*Required task*. Give only a count of the lines that include the string "with".

*Entries shown*.
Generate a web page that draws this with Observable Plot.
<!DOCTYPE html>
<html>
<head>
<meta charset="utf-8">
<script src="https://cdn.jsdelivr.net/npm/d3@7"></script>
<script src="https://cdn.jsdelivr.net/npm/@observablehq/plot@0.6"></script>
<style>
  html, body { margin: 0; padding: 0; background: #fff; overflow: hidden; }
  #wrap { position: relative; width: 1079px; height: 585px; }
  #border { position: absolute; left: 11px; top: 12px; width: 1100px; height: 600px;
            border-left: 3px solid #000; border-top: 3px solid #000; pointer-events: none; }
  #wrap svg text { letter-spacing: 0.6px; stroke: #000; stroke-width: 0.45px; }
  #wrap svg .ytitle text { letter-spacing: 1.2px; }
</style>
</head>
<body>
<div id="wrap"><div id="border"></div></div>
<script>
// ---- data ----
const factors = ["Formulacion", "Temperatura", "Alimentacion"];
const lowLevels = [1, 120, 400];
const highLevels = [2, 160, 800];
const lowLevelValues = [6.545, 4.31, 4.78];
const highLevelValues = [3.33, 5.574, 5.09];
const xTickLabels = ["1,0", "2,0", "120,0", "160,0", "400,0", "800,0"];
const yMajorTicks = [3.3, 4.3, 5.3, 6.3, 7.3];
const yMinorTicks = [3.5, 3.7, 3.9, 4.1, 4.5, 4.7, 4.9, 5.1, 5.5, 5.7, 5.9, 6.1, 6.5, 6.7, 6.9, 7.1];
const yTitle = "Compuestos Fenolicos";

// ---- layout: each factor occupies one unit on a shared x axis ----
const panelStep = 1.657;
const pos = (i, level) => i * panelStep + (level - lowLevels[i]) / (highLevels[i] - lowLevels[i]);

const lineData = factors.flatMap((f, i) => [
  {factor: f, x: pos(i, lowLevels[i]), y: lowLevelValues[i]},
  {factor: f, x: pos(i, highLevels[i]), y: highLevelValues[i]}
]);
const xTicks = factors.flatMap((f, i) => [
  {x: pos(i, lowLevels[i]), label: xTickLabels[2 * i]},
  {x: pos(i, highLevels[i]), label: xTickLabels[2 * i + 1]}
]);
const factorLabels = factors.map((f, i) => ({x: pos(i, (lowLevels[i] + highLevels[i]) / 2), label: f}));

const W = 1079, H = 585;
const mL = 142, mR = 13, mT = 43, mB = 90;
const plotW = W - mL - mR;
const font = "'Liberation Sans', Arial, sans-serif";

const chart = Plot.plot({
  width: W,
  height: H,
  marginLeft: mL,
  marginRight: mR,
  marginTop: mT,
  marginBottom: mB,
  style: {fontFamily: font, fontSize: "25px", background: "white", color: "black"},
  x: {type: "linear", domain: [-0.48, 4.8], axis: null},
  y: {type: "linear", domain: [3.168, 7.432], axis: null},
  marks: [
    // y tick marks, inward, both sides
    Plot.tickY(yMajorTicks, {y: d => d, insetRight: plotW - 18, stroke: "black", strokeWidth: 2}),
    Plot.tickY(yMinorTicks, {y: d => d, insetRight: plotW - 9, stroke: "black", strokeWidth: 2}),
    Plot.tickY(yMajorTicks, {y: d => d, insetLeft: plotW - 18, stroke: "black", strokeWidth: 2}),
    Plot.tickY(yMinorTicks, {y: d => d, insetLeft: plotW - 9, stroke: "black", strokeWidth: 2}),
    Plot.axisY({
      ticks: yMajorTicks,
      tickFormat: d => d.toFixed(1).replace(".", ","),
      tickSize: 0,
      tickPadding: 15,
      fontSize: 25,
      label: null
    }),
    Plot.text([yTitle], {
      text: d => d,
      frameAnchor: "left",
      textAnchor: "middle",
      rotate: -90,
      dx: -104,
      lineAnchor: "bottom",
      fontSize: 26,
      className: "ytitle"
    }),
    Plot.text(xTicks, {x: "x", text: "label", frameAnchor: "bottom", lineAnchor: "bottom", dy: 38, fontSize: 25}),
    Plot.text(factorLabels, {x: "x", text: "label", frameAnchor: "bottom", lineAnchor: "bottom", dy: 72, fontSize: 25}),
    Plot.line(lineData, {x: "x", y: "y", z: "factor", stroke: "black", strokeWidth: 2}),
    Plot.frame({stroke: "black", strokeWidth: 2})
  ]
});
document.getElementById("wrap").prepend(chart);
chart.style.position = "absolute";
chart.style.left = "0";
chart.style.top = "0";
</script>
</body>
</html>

* * *

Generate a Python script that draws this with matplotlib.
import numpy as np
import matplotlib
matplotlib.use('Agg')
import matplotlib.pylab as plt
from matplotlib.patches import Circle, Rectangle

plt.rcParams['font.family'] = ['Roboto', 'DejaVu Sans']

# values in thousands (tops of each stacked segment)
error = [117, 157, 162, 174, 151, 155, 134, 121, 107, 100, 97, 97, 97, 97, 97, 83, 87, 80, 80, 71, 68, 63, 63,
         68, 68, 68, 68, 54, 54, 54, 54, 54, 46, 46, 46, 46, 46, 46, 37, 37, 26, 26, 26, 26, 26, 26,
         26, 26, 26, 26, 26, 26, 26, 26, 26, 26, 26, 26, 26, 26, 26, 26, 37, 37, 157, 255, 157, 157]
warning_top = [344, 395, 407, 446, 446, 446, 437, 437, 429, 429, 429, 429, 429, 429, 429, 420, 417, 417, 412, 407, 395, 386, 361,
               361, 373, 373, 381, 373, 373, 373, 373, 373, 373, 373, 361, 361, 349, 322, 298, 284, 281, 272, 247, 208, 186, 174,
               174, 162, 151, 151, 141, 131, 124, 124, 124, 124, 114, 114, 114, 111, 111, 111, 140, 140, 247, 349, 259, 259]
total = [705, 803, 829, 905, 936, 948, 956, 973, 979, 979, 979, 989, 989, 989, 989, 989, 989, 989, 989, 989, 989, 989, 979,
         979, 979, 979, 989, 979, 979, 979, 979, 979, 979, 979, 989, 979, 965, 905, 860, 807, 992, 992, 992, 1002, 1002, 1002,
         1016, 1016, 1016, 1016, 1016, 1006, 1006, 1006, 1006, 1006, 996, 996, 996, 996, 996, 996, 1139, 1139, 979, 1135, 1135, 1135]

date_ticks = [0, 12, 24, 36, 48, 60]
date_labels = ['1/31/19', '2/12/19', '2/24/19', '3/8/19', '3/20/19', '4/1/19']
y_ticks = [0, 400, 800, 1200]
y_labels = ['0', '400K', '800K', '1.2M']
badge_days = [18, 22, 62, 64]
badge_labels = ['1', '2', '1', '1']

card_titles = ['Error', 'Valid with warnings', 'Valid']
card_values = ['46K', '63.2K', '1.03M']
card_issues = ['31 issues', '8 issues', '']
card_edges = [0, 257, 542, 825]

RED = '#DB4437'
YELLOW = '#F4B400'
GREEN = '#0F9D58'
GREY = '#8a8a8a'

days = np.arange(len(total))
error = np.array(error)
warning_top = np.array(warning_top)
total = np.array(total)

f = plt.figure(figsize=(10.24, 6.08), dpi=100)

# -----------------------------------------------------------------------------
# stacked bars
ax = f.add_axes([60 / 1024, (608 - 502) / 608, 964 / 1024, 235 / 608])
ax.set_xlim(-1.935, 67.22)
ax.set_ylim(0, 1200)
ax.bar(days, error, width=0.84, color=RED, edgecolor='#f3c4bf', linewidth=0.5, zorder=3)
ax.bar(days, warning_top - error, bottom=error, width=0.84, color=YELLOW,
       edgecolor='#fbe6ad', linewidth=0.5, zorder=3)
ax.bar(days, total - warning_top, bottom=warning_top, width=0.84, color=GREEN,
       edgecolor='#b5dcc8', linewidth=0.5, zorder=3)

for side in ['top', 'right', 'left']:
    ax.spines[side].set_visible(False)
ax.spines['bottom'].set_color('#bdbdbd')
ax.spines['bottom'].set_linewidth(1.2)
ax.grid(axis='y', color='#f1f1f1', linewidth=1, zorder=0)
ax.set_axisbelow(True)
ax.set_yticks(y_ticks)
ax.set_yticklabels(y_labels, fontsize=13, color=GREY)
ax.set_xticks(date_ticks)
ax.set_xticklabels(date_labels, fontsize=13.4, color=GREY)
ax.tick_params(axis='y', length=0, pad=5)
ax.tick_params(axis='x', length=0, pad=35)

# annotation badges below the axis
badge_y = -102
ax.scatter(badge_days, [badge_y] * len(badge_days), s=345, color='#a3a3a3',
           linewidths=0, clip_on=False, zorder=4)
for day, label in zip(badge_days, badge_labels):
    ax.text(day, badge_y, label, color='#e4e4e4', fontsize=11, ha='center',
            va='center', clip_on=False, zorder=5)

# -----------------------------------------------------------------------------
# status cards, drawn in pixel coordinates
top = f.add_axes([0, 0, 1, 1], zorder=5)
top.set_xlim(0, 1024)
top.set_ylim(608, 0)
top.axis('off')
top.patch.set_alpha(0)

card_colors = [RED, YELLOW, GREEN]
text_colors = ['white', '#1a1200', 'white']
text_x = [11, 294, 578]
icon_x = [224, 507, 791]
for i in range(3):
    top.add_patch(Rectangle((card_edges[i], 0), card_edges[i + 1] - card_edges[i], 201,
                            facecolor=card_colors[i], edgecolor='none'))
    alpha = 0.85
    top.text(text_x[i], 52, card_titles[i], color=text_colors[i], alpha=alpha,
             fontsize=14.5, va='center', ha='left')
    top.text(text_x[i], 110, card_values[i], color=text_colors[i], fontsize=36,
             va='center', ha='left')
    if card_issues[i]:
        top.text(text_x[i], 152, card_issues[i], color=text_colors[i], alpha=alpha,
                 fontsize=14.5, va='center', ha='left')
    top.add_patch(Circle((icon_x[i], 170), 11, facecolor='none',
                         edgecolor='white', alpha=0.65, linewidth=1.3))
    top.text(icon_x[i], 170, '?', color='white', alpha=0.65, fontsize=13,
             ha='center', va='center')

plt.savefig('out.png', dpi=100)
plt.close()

--

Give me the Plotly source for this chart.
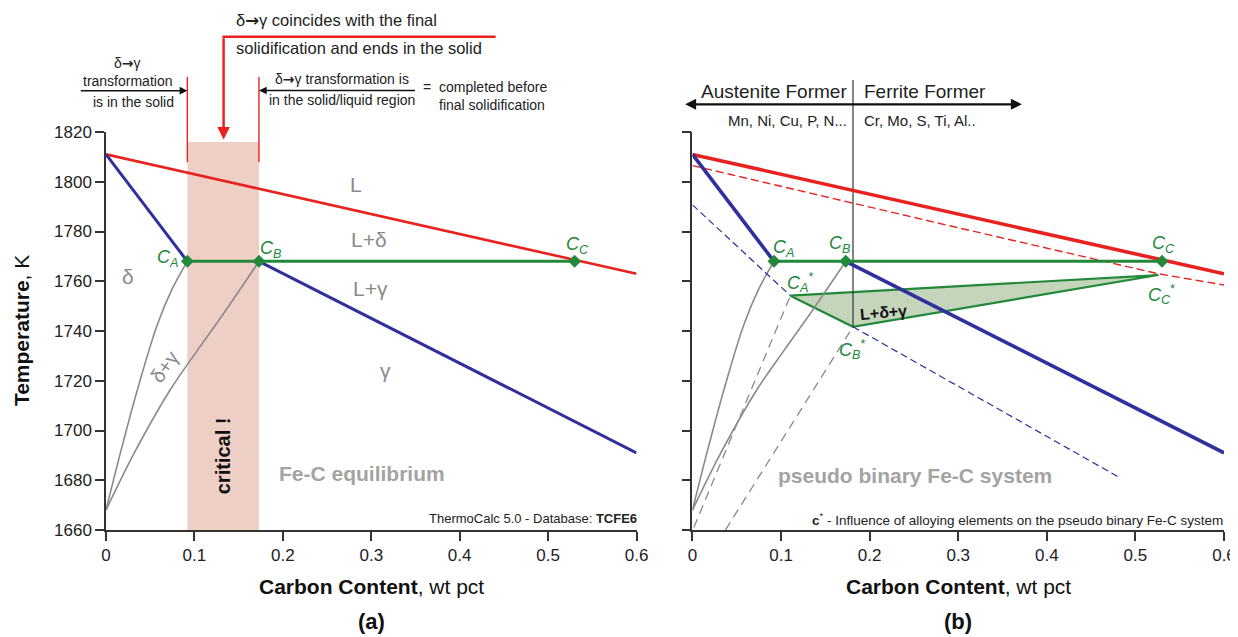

*Written answer*. 3